Of the song, O’Connor said, "It's written that the world will become the Garden of Eden which it was intended to be, and that to me is what the song is saying."

In Matthew 6, as part of his Sermon on the Mount, Jesus ended his message with a simple promise. He challenged his audience to seek first the Kingdom of God—and then God would add everything else in time. Although I am blessed never to have wrestled with profound depression, anxiety, or other mental illness, I have walked alongside many friends and family members who have. I am not about to guess what O'Connor was going through. She was a seeker, though, and I am just mystical enough to hold out hope that Jesus meant it when he said that seekers would find.

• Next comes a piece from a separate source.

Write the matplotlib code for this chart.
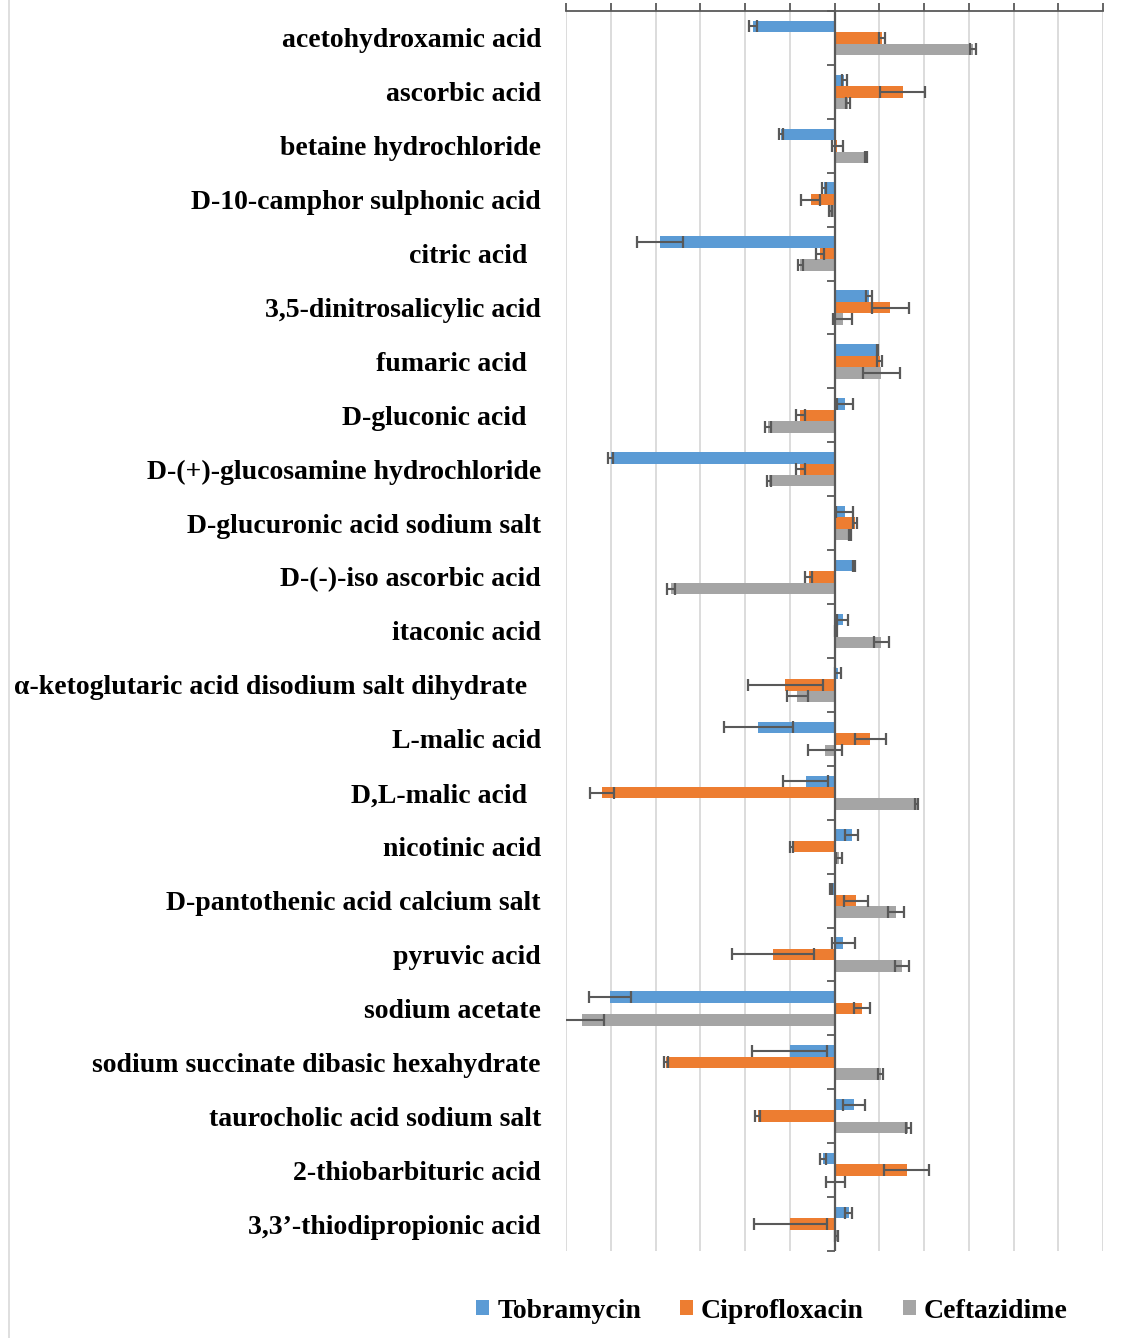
import numpy as np
import matplotlib
matplotlib.use("Agg")
import matplotlib.pyplot as plt
from matplotlib.patches import Patch
from matplotlib.lines import Line2D

compounds = [
    "acetohydroxamic acid",
    "ascorbic acid",
    "betaine hydrochloride",
    "D-10-camphor sulphonic acid",
    "citric acid  ",
    "3,5-dinitrosalicylic acid",
    "fumaric acid  ",
    "D-gluconic acid  ",
    "D-(+)-glucosamine hydrochloride",
    "D-glucuronic acid sodium salt",
    "D-(-)-iso ascorbic acid",
    "itaconic acid",
    "α-ketoglutaric acid disodium salt dihydrate  ",
    "L-malic acid",
    "D,L-malic acid  ",
    "nicotinic acid",
    "D-pantothenic acid calcium salt",
    "pyruvic acid",
    "sodium acetate",
    "sodium succinate dibasic hexahydrate",
    "taurocholic acid sodium salt",
    "2-thiobarbituric acid",
    "3,3’-thiodipropionic acid",
]

tobramycin = [-18.2, 2.2, -12.0, -2.4, -39.0, 7.7, 9.6, 2.3, -50.0, 2.3, 4.3, 1.8,
              0.8, -17.0, -6.4, 3.8, -0.8, 2.0, -50.2, -10.0, 4.4, -2.6, 3.2]
tobramycin_err = [0.8, 0.6, 0.5, 0.5, 5.1, 0.6, 0.2, 1.8, 0.6, 1.9, 0.2, 1.2,
                  0.6, 7.8, 5.0, 1.5, 0.3, 2.6, 4.7, 8.4, 2.5, 0.7, 0.8]

ciprofloxacin = [10.6, 15.2, 0.6, -5.3, -3.2, 12.5, 10.1, -7.6, -7.6, 4.6, -5.8, 0.4,
                 -11.0, 8.0, -51.9, -9.6, 4.8, -13.7, 6.1, -37.6, -17.2, 16.1, -9.9]
ciprofloxacin_err = [0.6, 5.1, 1.2, 2.1, 0.9, 4.1, 0.5, 1.1, 1.1, 0.4, 0.7, 0.2,
                     8.4, 3.4, 2.7, 0.3, 2.6, 9.2, 1.8, 0.5, 0.6, 5.0, 8.2]

ceftazidime = [31.0, 3.0, 7.0, -0.9, -7.6, 1.8, 10.5, -14.8, -14.6, 3.5, -36.5, 10.5,
               -8.3, -2.2, 18.4, 1.0, 13.7, 15.1, -56.4, 10.3, 16.5, 0.2, 0.5]
ceftazidime_err = [0.7, 0.5, 0.2, 0.4, 0.6, 2.1, 4.2, 0.7, 0.5, 0.2, 0.9, 1.6,
                   2.3, 3.8, 0.3, 0.7, 1.8, 1.6, 5.0, 0.6, 0.5, 2.2, 0.3]

series_names = ["Tobramycin", "Ciprofloxacin", "Ceftazidime"]
series_vals = [tobramycin, ciprofloxacin, ceftazidime]
series_errs = [tobramycin_err, ciprofloxacin_err, ceftazidime_err]
colors = ["#5B9BD5", "#ED7D31", "#A5A5A5"]

W, H, DPI = 1121, 1338, 100
fig = plt.figure(figsize=(W / DPI, H / DPI), dpi=DPI)
ax = fig.add_axes([566 / W, 1 - 1251 / H, (1103 - 566) / W, (1251 - 11) / H])

serif_bold = dict(family=["Liberation Serif", "DejaVu Serif"], weight="bold", size=20)

n = len(compounds)
y = np.arange(n)
bar_h = 0.213
offsets = [-bar_h, 0.0, bar_h]
axis_col = "#595959"

for vals, errs, col, off in zip(series_vals, series_errs, colors, offsets):
    ax.barh(y + off, vals, height=bar_h, color=col, xerr=errs, zorder=2,
            error_kw=dict(ecolor=axis_col, elinewidth=1.5, capsize=4,
                          capthick=1.6, zorder=3))

ax.set_xlim(-60, 60)
ax.set_ylim(n - 0.5, -0.5)
ax.set_xticks(np.arange(-60, 61, 10))
ax.xaxis.set_ticks_position("top")
ax.tick_params(axis="x", which="both", direction="out", length=6, width=1.3,
               color=axis_col, labeltop=False, labelbottom=False)
ax.grid(axis="x", color="#d9d9d9", linewidth=1.3, zorder=0)
ax.set_axisbelow(True)

ax.set_yticks(y)
ax.set_yticklabels(compounds, fontdict=serif_bold)
ax.tick_params(axis="y", length=0, pad=18)

for side in ("left", "right", "bottom"):
    ax.spines[side].set_visible(False)
ax.spines["top"].set_color(axis_col)
ax.spines["top"].set_linewidth(1.3)

# category axis through zero, with separator ticks between groups
ax.axvline(0, color=axis_col, linewidth=1.6, zorder=4)
zero_axis = ax.secondary_yaxis(0.5)
zero_axis.set_yticks(np.arange(-0.5, n, 1.0))
zero_axis.set_yticklabels([])
zero_axis.tick_params(axis="y", direction="in", length=6, width=1.3, color=axis_col)
for sp in zero_axis.spines.values():
    sp.set_visible(False)

handles = [Patch(facecolor=c, edgecolor="none") for c in colors]
fig.legend(handles, series_names, loc="center", bbox_to_anchor=(772 / W, 1 - 1311 / H),
           ncol=3, frameon=False, prop=dict(family="Liberation Serif", weight="bold", size=20),
           handlelength=0.47, handleheight=0.47, handletextpad=0.29, columnspacing=1.4)

fig.add_artist(Line2D([8.5 / W, 8.5 / W], [0, 1], color="#d9d9d9", linewidth=1.2))

fig.savefig("out.png", dpi=DPI, facecolor="white")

Sinéad O’Connor was an artist of fierce conviction, sublime grace, and profound contradiction. She contained multitudes. She dared to speak of the abuse she suffered at the hand of her troubled mother and then dared to forgive her. She spoke truth to power, even when it cost her dearly. She wore her woundedness on the outside for all to see. She sang like an angel who had been to hell and part of the way back. She began her career with an album inspired by a psalm of protection and ended it with a gospel song of deliverance.

The lions and the cobras of this world never had their way with Sinéad. She trampled their heads with her voice. The enemies within her mind may have been another story, for now, but in the end, even those snakes don't get the last word.

Fágann an bás pian nach féidir le haon duine leigheas, fágann grá cuimhne nach féidir a ghabháil. (Death leaves a heartache no one can heal, love leaves a memory no one can steal.)